EXERCISE INSTRUCTIONS →
Provide an exact copy of the data, excluding the images.

SUPPLIED INFORMATION →
========================

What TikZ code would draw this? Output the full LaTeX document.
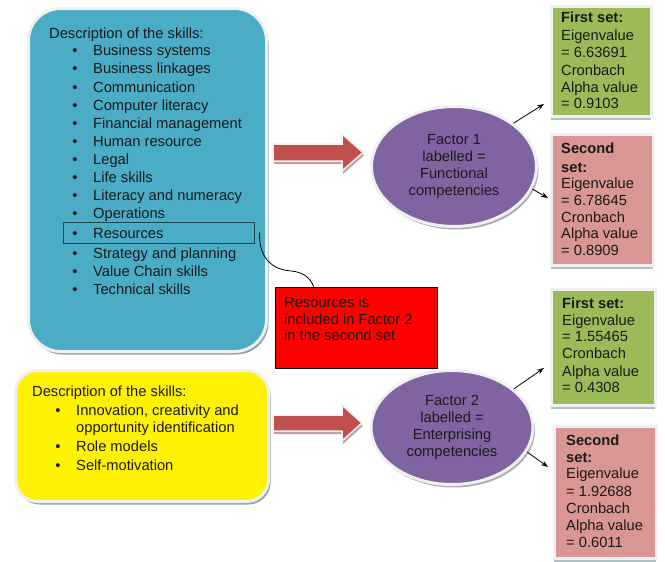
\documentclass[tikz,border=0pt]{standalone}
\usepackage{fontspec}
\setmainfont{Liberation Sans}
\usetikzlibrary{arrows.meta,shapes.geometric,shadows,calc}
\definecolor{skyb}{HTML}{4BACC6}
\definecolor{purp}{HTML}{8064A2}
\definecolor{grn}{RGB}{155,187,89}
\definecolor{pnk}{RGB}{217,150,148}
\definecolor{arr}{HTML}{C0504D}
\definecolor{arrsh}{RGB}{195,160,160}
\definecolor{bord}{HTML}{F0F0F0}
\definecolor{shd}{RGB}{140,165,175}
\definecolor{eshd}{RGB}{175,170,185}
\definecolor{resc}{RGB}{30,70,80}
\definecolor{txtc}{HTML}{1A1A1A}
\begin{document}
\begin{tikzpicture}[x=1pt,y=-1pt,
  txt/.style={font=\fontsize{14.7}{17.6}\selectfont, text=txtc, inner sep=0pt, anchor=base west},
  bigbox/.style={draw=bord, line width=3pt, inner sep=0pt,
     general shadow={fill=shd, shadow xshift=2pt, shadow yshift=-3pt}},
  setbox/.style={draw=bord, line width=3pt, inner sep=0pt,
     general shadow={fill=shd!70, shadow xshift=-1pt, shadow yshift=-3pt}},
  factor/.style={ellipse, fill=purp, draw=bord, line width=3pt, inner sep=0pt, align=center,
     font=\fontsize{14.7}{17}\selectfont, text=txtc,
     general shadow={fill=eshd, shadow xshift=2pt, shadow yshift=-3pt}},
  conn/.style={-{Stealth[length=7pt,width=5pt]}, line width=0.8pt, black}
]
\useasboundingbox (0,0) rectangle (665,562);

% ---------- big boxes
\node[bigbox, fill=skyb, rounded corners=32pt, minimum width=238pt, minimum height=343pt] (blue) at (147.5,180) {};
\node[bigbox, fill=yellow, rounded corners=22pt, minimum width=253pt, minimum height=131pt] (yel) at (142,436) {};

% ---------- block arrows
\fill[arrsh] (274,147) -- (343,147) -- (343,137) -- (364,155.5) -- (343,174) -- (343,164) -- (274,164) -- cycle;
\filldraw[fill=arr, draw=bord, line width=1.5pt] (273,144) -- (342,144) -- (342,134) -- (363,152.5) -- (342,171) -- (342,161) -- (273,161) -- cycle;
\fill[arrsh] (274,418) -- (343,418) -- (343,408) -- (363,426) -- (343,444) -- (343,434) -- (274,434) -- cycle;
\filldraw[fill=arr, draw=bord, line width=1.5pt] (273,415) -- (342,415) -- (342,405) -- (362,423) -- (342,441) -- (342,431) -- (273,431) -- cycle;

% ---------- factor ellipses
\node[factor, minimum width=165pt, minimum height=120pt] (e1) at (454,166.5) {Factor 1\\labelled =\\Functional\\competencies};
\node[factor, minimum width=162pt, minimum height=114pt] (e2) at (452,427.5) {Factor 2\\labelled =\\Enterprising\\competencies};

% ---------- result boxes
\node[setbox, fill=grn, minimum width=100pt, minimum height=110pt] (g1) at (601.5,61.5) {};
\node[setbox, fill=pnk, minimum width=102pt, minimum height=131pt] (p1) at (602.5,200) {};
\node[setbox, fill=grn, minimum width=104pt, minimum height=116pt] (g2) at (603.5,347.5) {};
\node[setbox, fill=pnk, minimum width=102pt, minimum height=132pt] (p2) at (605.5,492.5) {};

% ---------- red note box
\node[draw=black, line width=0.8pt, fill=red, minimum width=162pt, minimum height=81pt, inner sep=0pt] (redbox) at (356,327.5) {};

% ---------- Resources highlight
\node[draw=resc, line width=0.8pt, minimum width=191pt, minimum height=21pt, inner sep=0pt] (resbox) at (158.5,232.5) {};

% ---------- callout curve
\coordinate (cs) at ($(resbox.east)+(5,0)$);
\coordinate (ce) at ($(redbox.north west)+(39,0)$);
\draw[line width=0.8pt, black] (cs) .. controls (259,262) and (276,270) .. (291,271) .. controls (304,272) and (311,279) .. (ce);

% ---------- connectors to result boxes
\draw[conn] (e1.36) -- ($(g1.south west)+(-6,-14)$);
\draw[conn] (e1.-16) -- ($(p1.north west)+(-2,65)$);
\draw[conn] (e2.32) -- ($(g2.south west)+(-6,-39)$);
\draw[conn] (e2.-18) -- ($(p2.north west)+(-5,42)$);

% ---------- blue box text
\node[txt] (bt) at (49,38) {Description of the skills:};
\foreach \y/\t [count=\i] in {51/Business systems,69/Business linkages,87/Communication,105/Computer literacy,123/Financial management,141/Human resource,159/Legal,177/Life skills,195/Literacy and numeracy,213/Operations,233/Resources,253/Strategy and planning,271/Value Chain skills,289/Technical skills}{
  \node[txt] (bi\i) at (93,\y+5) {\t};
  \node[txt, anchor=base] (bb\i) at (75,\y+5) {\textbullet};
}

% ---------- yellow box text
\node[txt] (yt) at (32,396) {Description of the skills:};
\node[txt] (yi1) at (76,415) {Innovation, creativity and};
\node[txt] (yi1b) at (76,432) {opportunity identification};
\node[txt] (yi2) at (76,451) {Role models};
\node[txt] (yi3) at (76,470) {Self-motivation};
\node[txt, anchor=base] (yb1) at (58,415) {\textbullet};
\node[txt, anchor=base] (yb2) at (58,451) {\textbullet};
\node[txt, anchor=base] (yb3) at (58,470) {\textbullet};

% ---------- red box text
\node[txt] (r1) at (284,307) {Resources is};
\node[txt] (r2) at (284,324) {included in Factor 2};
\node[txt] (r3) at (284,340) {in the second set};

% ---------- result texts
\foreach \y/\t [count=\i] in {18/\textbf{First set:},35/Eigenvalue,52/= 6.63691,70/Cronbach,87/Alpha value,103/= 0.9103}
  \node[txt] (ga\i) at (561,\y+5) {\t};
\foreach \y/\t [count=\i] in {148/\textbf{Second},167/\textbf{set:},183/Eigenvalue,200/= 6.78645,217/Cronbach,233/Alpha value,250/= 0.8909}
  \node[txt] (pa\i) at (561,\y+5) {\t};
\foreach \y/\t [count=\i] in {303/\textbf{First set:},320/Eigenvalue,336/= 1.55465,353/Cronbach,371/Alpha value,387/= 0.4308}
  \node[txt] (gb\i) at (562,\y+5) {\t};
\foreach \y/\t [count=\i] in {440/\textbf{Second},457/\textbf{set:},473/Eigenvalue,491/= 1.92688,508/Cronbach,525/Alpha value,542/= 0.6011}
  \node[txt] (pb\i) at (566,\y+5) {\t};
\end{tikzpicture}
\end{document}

========================

FINISHED TASK →
What TikZ code would draw this? Output the full LaTeX document.
\documentclass[tikz,border=0pt]{standalone}
\usepackage{fontspec}
\setmainfont{Liberation Sans}
\usetikzlibrary{arrows.meta,shapes.geometric,shadows,calc}
\definecolor{skyb}{HTML}{4BACC6}
\definecolor{purp}{HTML}{8064A2}
\definecolor{grn}{RGB}{155,187,89}
\definecolor{pnk}{RGB}{217,150,148}
\definecolor{arr}{HTML}{C0504D}
\definecolor{arrsh}{RGB}{195,160,160}
\definecolor{bord}{HTML}{F0F0F0}
\definecolor{shd}{RGB}{140,165,175}
\definecolor{eshd}{RGB}{175,170,185}
\definecolor{resc}{RGB}{30,70,80}
\definecolor{txtc}{HTML}{1A1A1A}
\begin{document}
\begin{tikzpicture}[x=1pt,y=-1pt,
  txt/.style={font=\fontsize{14.7}{17.6}\selectfont, text=txtc, inner sep=0pt, anchor=base west},
  bigbox/.style={draw=bord, line width=3pt, inner sep=0pt,
     general shadow={fill=shd, shadow xshift=2pt, shadow yshift=-3pt}},
  setbox/.style={draw=bord, line width=3pt, inner sep=0pt,
     general shadow={fill=shd!70, shadow xshift=-1pt, shadow yshift=-3pt}},
  factor/.style={ellipse, fill=purp, draw=bord, line width=3pt, inner sep=0pt, align=center,
     font=\fontsize{14.7}{17}\selectfont, text=txtc,
     general shadow={fill=eshd, shadow xshift=2pt, shadow yshift=-3pt}},
  conn/.style={-{Stealth[length=7pt,width=5pt]}, line width=0.8pt, black}
]
\useasboundingbox (0,0) rectangle (665,562);

% ---------- big boxes
\node[bigbox, fill=skyb, rounded corners=32pt, minimum width=238pt, minimum height=343pt] (blue) at (147.5,180) {};
\node[bigbox, fill=yellow, rounded corners=22pt, minimum width=253pt, minimum height=131pt] (yel) at (142,436) {};

% ---------- block arrows
\fill[arrsh] (274,147) -- (343,147) -- (343,137) -- (364,155.5) -- (343,174) -- (343,164) -- (274,164) -- cycle;
\filldraw[fill=arr, draw=bord, line width=1.5pt] (273,144) -- (342,144) -- (342,134) -- (363,152.5) -- (342,171) -- (342,161) -- (273,161) -- cycle;
\fill[arrsh] (274,418) -- (343,418) -- (343,408) -- (363,426) -- (343,444) -- (343,434) -- (274,434) -- cycle;
\filldraw[fill=arr, draw=bord, line width=1.5pt] (273,415) -- (342,415) -- (342,405) -- (362,423) -- (342,441) -- (342,431) -- (273,431) -- cycle;

% ---------- factor ellipses
\node[factor, minimum width=165pt, minimum height=120pt] (e1) at (454,166.5) {Factor 1\\labelled =\\Functional\\competencies};
\node[factor, minimum width=162pt, minimum height=114pt] (e2) at (452,427.5) {Factor 2\\labelled =\\Enterprising\\competencies};

% ---------- result boxes
\node[setbox, fill=grn, minimum width=100pt, minimum height=110pt] (g1) at (601.5,61.5) {};
\node[setbox, fill=pnk, minimum width=102pt, minimum height=131pt] (p1) at (602.5,200) {};
\node[setbox, fill=grn, minimum width=104pt, minimum height=116pt] (g2) at (603.5,347.5) {};
\node[setbox, fill=pnk, minimum width=102pt, minimum height=132pt] (p2) at (605.5,492.5) {};

% ---------- red note box
\node[draw=black, line width=0.8pt, fill=red, minimum width=162pt, minimum height=81pt, inner sep=0pt] (redbox) at (356,327.5) {};

% ---------- Resources highlight
\node[draw=resc, line width=0.8pt, minimum width=191pt, minimum height=21pt, inner sep=0pt] (resbox) at (158.5,232.5) {};

% ---------- callout curve
\coordinate (cs) at ($(resbox.east)+(5,0)$);
\coordinate (ce) at ($(redbox.north west)+(39,0)$);
\draw[line width=0.8pt, black] (cs) .. controls (259,262) and (276,270) .. (291,271) .. controls (304,272) and (311,279) .. (ce);

% ---------- connectors to result boxes
\draw[conn] (e1.36) -- ($(g1.south west)+(-6,-14)$);
\draw[conn] (e1.-16) -- ($(p1.north west)+(-2,65)$);
\draw[conn] (e2.32) -- ($(g2.south west)+(-6,-39)$);
\draw[conn] (e2.-18) -- ($(p2.north west)+(-5,42)$);

% ---------- blue box text
\node[txt] (bt) at (49,38) {Description of the skills:};
\foreach \y/\t [count=\i] in {51/Business systems,69/Business linkages,87/Communication,105/Computer literacy,123/Financial management,141/Human resource,159/Legal,177/Life skills,195/Literacy and numeracy,213/Operations,233/Resources,253/Strategy and planning,271/Value Chain skills,289/Technical skills}{
  \node[txt] (bi\i) at (93,\y+5) {\t};
  \node[txt, anchor=base] (bb\i) at (75,\y+5) {\textbullet};
}

% ---------- yellow box text
\node[txt] (yt) at (32,396) {Description of the skills:};
\node[txt] (yi1) at (76,415) {Innovation, creativity and};
\node[txt] (yi1b) at (76,432) {opportunity identification};
\node[txt] (yi2) at (76,451) {Role models};
\node[txt] (yi3) at (76,470) {Self-motivation};
\node[txt, anchor=base] (yb1) at (58,415) {\textbullet};
\node[txt, anchor=base] (yb2) at (58,451) {\textbullet};
\node[txt, anchor=base] (yb3) at (58,470) {\textbullet};

% ---------- red box text
\node[txt] (r1) at (284,307) {Resources is};
\node[txt] (r2) at (284,324) {included in Factor 2};
\node[txt] (r3) at (284,340) {in the second set};

% ---------- result texts
\foreach \y/\t [count=\i] in {18/\textbf{First set:},35/Eigenvalue,52/= 6.63691,70/Cronbach,87/Alpha value,103/= 0.9103}
  \node[txt] (ga\i) at (561,\y+5) {\t};
\foreach \y/\t [count=\i] in {148/\textbf{Second},167/\textbf{set:},183/Eigenvalue,200/= 6.78645,217/Cronbach,233/Alpha value,250/= 0.8909}
  \node[txt] (pa\i) at (561,\y+5) {\t};
\foreach \y/\t [count=\i] in {303/\textbf{First set:},320/Eigenvalue,336/= 1.55465,353/Cronbach,371/Alpha value,387/= 0.4308}
  \node[txt] (gb\i) at (562,\y+5) {\t};
\foreach \y/\t [count=\i] in {440/\textbf{Second},457/\textbf{set:},473/Eigenvalue,491/= 1.92688,508/Cronbach,525/Alpha value,542/= 0.6011}
  \node[txt] (pb\i) at (566,\y+5) {\t};
\end{tikzpicture}
\end{document}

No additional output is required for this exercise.